= Problem =
Print the lines of the listing below verbatim from its first line through the line bearing "(pg) at (80,870)". Any pictures are to be omitted.

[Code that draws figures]
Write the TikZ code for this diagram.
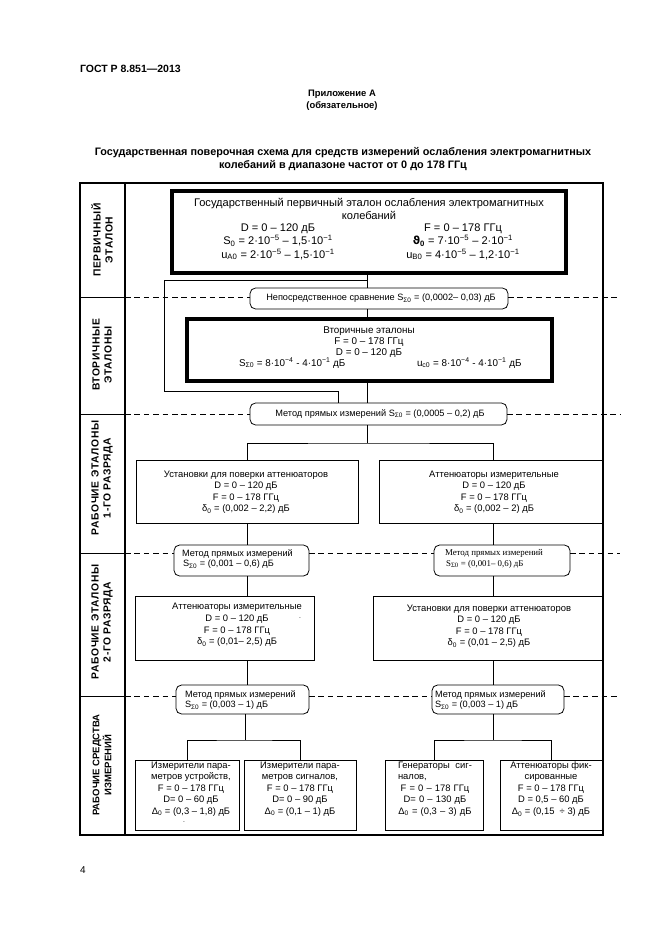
\documentclass[tikz,border=0pt]{standalone}
\usepackage{fontspec}
\setmainfont{Liberation Sans}
\newfontfamily\serifRM{Liberation Serif}
\newfontfamily\dejavu{DejaVu Sans}
\newfontfamily\labspaced[LetterSpace=6]{Liberation Sans}
\usetikzlibrary{fit}
\newcommand{\sbs}[1]{\textsubscript{#1}}
\newcommand{\sps}[1]{\textsuperscript{#1}}
\begin{document}
\begin{tikzpicture}[x=0.9038pt, y=-0.9038pt,
  every node/.style={inner sep=0pt, outer sep=0pt},
  frm/.style={line width=1.6pt},
  thickbox/.style={draw, line width=3.2pt, inner sep=0pt},
  bx/.style={draw, line width=0.7pt, inner sep=0pt},
  ov/.style={draw, rounded corners=5pt, line width=0.7pt, inner sep=0pt},
  lnk/.style={line width=0.7pt},
  dsh/.style={line width=0.6pt, dash pattern=on 5pt off 3.5pt},
  sep/.style={line width=0.6pt},
  big/.style={font=\fontsize{10}{11.8}\selectfont, align=center},
  mid/.style={font=\fontsize{8.9}{9.6}\selectfont, align=center},
  sml/.style={font=\fontsize{8.5}{10.4}\selectfont, align=center},
  meth/.style={font=\fontsize{8.3}{9.8}\selectfont, align=left},
  lab/.style={font=\labspaced\bfseries\fontsize{9.3}{10.8}\selectfont, align=center, rotate=90},
  labn/.style={font=\bfseries\fontsize{8.6}{10.8}\selectfont, align=center, rotate=90}
]
\useasboundingbox (0,0) rectangle (661,935);

% header
\node[anchor=west, font=\bfseries\fontsize{9.5}{11}\selectfont] (hdr) at (80,69) {ГОСТ Р 8.851—2013};
\node[font=\bfseries\fontsize{8.5}{10.5}\selectfont, align=center] (app) at (342,100) {Приложение А\\(обязательное)};
\node[font=\bfseries\fontsize{9.8}{12}\selectfont, align=center] (ttl) at (343,159) {Государственная поверочная схема для средств измерений ослабления электромагнитных\\колебаний в диапазоне частот от 0 до 178 ГГц};
\node[anchor=west, font=\fontsize{9}{11}\selectfont] (pg) at (80,870) {4};

% frame and left column
\draw[frm] (80,183) rectangle (603,835);
\draw[frm] (125,183) -- (125,835);
\foreach \yy in {297,414,553,696} \draw[sep] (80,\yy) -- (125,\yy);

\node[lab] (lab1) at (102,240) {ПЕРВИЧНЫЙ\\ЭТАЛОН};
\node[lab] (lab2) at (102,355) {ВТОРИЧНЫЕ\\ЭТАЛОНЫ};
\node[lab] (lab3) at (102,478) {РАБОЧИЕ ЭТАЛОНЫ\\1-ГО РАЗРЯДА};
\node[lab] (lab4) at (102,622) {РАБОЧИЕ ЭТАЛОНЫ\\2-ГО РАЗРЯДА};
\node[labn] (lab5) at (102,765) {РАБОЧИЕ СРЕДСТВА\\ИЗМЕРЕНИЙ};

% primary standard
\node[thickbox, fit={(172,191) (566,273)}] (prim) {};
\node[big] (primT) at (369,209) {Государственный первичный эталон ослабления электромагнитных\\колебаний};
\node[big] (primL) at (278,242) {D = 0 – 120 дБ\\S\sbs{0} = 2·10\sps{−5} – 1,5·10\sps{−1}\\u\sbs{A0} = 2·10\sps{−5} – 1,5·10\sps{−1}};
\node[big] (primR) at (463,242) {F = 0 – 178 ГГц\\{\dejavu\bfseries ϑ}\sbs{\bfseries 0} = 7·10\sps{−5} – 2·10\sps{−1}\\u\sbs{B0} = 4·10\sps{−5} – 1,2·10\sps{−1}};

% comparison
\node[ov, fit={(250,288) (508,309)}] (cmp) {};
\node[meth] (cmpT) at (381,298.5) {Непосредственное сравнение S\sbs{Σ0} = (0,0002– 0,03) дБ};

% secondary
\node[thickbox, fit={(187,319) (552,381)}] (sec) {};
\node[mid] (secT) at (369,342) {Вторичные эталоны\\F = 0 – 178 ГГц\\D = 0 – 120 дБ};
\node[mid, anchor=west] (secL) at (239,363) {S\sbs{Σ0} = 8·10\sps{−4} - 4·10\sps{−1} дБ};
\node[mid, anchor=west] (secR) at (417,363) {u\sbs{c0} = 8·10\sps{−4} - 4·10\sps{−1} дБ};

% method 1
\node[ov, fit={(250,403) (507,425)}] (m1) {};
\node[meth] (m1T) at (380,414) {Метод прямых измерений S\sbs{Σ0} = (0,0005 – 0,2) дБ};

% level 1 boxes
\node[bx, fit={(136,460) (358,523)}] (L1a) {};
\node[sml] (L1aT) at (246,492) {Установки для поверки аттенюаторов\\D = 0 – 120 дБ\\F = 0 – 178 ГГц\\δ\sbs{0} = (0,002 – 2,2) дБ};
\node[bx, fit={(379,460) (603,523)}] (L1b) {};
\node[sml] (L1bT) at (494,492) {Аттенюаторы измерительные\\D = 0 – 120 дБ\\F = 0 – 178 ГГц\\δ\sbs{0} = (0,002 – 2) дБ};

% level 2 methods
\node[ov, fit={(174,545) (309,576)}] (o2a) {};
\node[meth, anchor=west] (o2aT) at (182,559) {Метод прямых измерений\\\hspace{1pt}S\sbs{Σ0} = (0,001 – 0,6) дБ};
\node[ov, fit={(434,545) (570,576)}] (o2b) {};
\node[meth, anchor=west, font=\serifRM\fontsize{8}{9.8}\selectfont] (o2bT) at (445,559) {Метод прямых измерений\\\hspace{1pt}S\sbs{Σ0} = (0,001– 0,6) дБ};

% level 2 boxes
\node[bx, fit={(135,596) (314,660)}] (L2a) {};
\node[sml] (L2aT1) at (237,607) {Аттенюаторы измерительные};
\node[sml] (L2aT) at (237,631) {D = 0 – 120 дБ\\F = 0 – 178 ГГц\\δ\sbs{0} = (0,01– 2,5) дБ};
\node[font=\fontsize{6}{7}\selectfont] (dotA) at (300,618) {.};
\node[bx, fit={(373,596) (603,660)}] (L2b) {};
\node[sml] (L2bT) at (489,626) {Установки для поверки аттенюаторов\\D = 0 – 120 дБ\\F = 0 – 178 ГГц\\δ\sbs{0} = (0,01 – 2,5) дБ};

% level 3 methods
\node[ov, fit={(176,685) (309,714)}] (o3a) {};
\node[meth, anchor=west] (o3aT) at (185,700) {Метод прямых измерений\\S\sbs{Σ0} = (0,003 – 1) дБ};
\node[ov, fit={(432,685) (564,714)}] (o3b) {};
\node[meth, anchor=west] (o3bT) at (435,700) {Метод прямых измерений\\S\sbs{Σ0} = (0,003 – 1) дБ};

% bottom boxes
\node[bx, fit={(135,760) (239,830)}] (b1) {};
\node[sml] (b1T) at (191,789) {Измерители пара-\\метров устройств,\\F = 0 – 178 ГГц\\D= 0 – 60 дБ\\Δ\sbs{0} = (0,3 – 1,8) дБ};
\node[font=\fontsize{6}{7}\selectfont] (dotB) at (184,822) {.};
\node[bx, fit={(244,760) (356,830)}] (b2) {};
\node[sml] (b2T) at (300,789) {Измерители пара-\\метров сигналов,\\F = 0 – 178 ГГц\\D= 0 – 90 дБ\\Δ\sbs{0} = (0,1 – 1) дБ};
\node[bx, fit={(385,760) (483,830)}] (b3) {};
\node[sml, text width=74*0.9038pt] (b3T) at (435,789) {\makebox[\linewidth][s]{Генераторы\hfill сиг-}\\\makebox[\linewidth][l]{налов,}\\F = 0 – 178 ГГц\\D= 0 – 130 дБ\\Δ\sbs{0} = (0,3 – 3) дБ};
\node[bx, fit={(500,760) (603,830)}] (b4) {};
\node[sml] (b4T) at (551,789) {Аттенюаторы фик-\\сированные\\F = 0 – 178 ГГц\\D = 0,5 – 60 дБ\\Δ\sbs{0} = (0,15 \ ÷ 3) дБ};

% dashed level separators
\draw[dsh] (125,297) -- (cmp.west |- 0,297);
\draw[dsh] (cmp.east |- 0,297) -- (620,297);
\draw[dsh] (125,414) -- (m1.west);
\draw[dsh] (m1.east) -- (620,414);
\draw[dsh] (125,553) -- (o2a.west |- 0,553);
\draw[dsh] (o2a.east |- 0,553) -- (o2b.west |- 0,553);
\draw[dsh] (o2b.east |- 0,553) -- (620,553);
\draw[dsh] (125,696) -- (o3a.west |- 0,696);
\draw[dsh] (o3a.east |- 0,696) -- (o3b.west |- 0,696);
\draw[dsh] (o3b.east |- 0,696) -- (620,696);

% connectors
\coordinate (ax) at (367,0);
\coordinate (bp1) at (164,280);
\coordinate (bp2) at (338,391);
\draw[lnk] (prim.south -| ax) -- (cmp.north -| ax);
\draw[lnk] (bp1 -| ax) -- (bp1) |- (bp2) -- (bp2 |- m1.north);
\draw[lnk] (cmp.south -| ax) -- (sec.north -| ax);
\draw[lnk] (sec.south -| ax) -- (m1.north -| ax);

\coordinate (sp1) at (367,443);
\coordinate (xa) at (247,0);
\coordinate (xb) at (493,0);
\draw[lnk] (m1.south -| ax) -- (sp1);
\draw[lnk] (L1a.north -| xa) |- (sp1) -| (L1b.north -| xb);
\draw[lnk] (L1a.south -| xa) -- (o2a.north -| xa);
\draw[lnk] (L1b.south -| xb) -- (o2b.north -| xb);
\draw[lnk] (o2a.south -| xa) -- (L2a.north -| xa);
\draw[lnk] (o2b.south -| xb) -- (L2b.north -| xb);
\draw[lnk] (L2a.south -| xa) -- (o3a.north -| xa);
\draw[lnk] (L2b.south -| xb) -- (o3b.north -| xb);

\coordinate (sp3) at (245,740);
\coordinate (sp4) at (493,740);
\draw[lnk] (o3a.south -| sp3) -- (sp3);
\draw[lnk] (b1.north) |- (sp3) -| (b2.north);
\draw[lnk] (o3b.south -| sp4) -- (sp4);
\draw[lnk] (b3.north) |- (sp4) -| (b4.north);
\end{tikzpicture}
\end{document}
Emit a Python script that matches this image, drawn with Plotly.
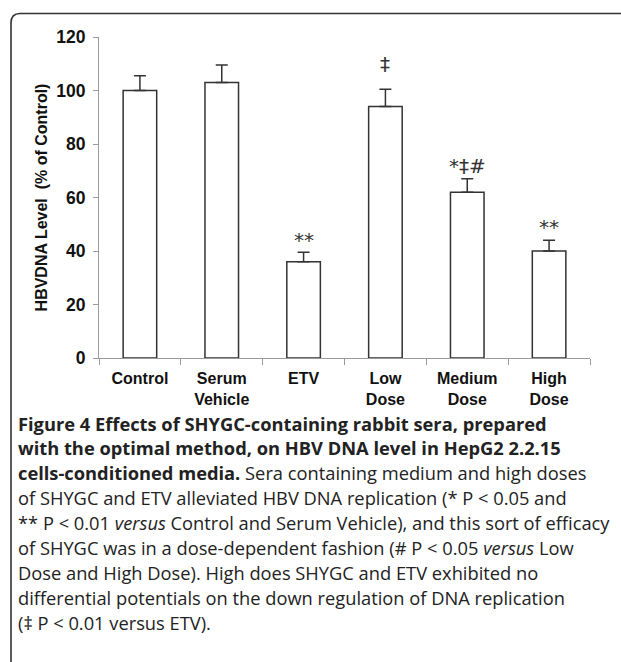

= Complete output =
Write the TikZ code for this diagram.
\documentclass[tikz,border=0pt]{standalone}
\usepackage{fontspec}
\setmainfont{Liberation Sans}
\newfontfamily\serifRM{Liberation Serif}
\newfontfamily\dejavu{DejaVu Sans}
\newfontfamily\labspaced[LetterSpace=6]{Liberation Sans}
\usetikzlibrary{fit}
\newcommand{\sbs}[1]{\textsubscript{#1}}
\newcommand{\sps}[1]{\textsuperscript{#1}}
\begin{document}
\begin{tikzpicture}[x=0.9038pt, y=-0.9038pt,
  every node/.style={inner sep=0pt, outer sep=0pt},
  frm/.style={line width=1.6pt},
  thickbox/.style={draw, line width=3.2pt, inner sep=0pt},
  bx/.style={draw, line width=0.7pt, inner sep=0pt},
  ov/.style={draw, rounded corners=5pt, line width=0.7pt, inner sep=0pt},
  lnk/.style={line width=0.7pt},
  dsh/.style={line width=0.6pt, dash pattern=on 5pt off 3.5pt},
  sep/.style={line width=0.6pt},
  big/.style={font=\fontsize{10}{11.8}\selectfont, align=center},
  mid/.style={font=\fontsize{8.9}{9.6}\selectfont, align=center},
  sml/.style={font=\fontsize{8.5}{10.4}\selectfont, align=center},
  meth/.style={font=\fontsize{8.3}{9.8}\selectfont, align=left},
  lab/.style={font=\labspaced\bfseries\fontsize{9.3}{10.8}\selectfont, align=center, rotate=90},
  labn/.style={font=\bfseries\fontsize{8.6}{10.8}\selectfont, align=center, rotate=90}
]
\useasboundingbox (0,0) rectangle (661,935);

% header
\node[anchor=west, font=\bfseries\fontsize{9.5}{11}\selectfont] (hdr) at (80,69) {ГОСТ Р 8.851—2013};
\node[font=\bfseries\fontsize{8.5}{10.5}\selectfont, align=center] (app) at (342,100) {Приложение А\\(обязательное)};
\node[font=\bfseries\fontsize{9.8}{12}\selectfont, align=center] (ttl) at (343,159) {Государственная поверочная схема для средств измерений ослабления электромагнитных\\колебаний в диапазоне частот от 0 до 178 ГГц};
\node[anchor=west, font=\fontsize{9}{11}\selectfont] (pg) at (80,870) {4};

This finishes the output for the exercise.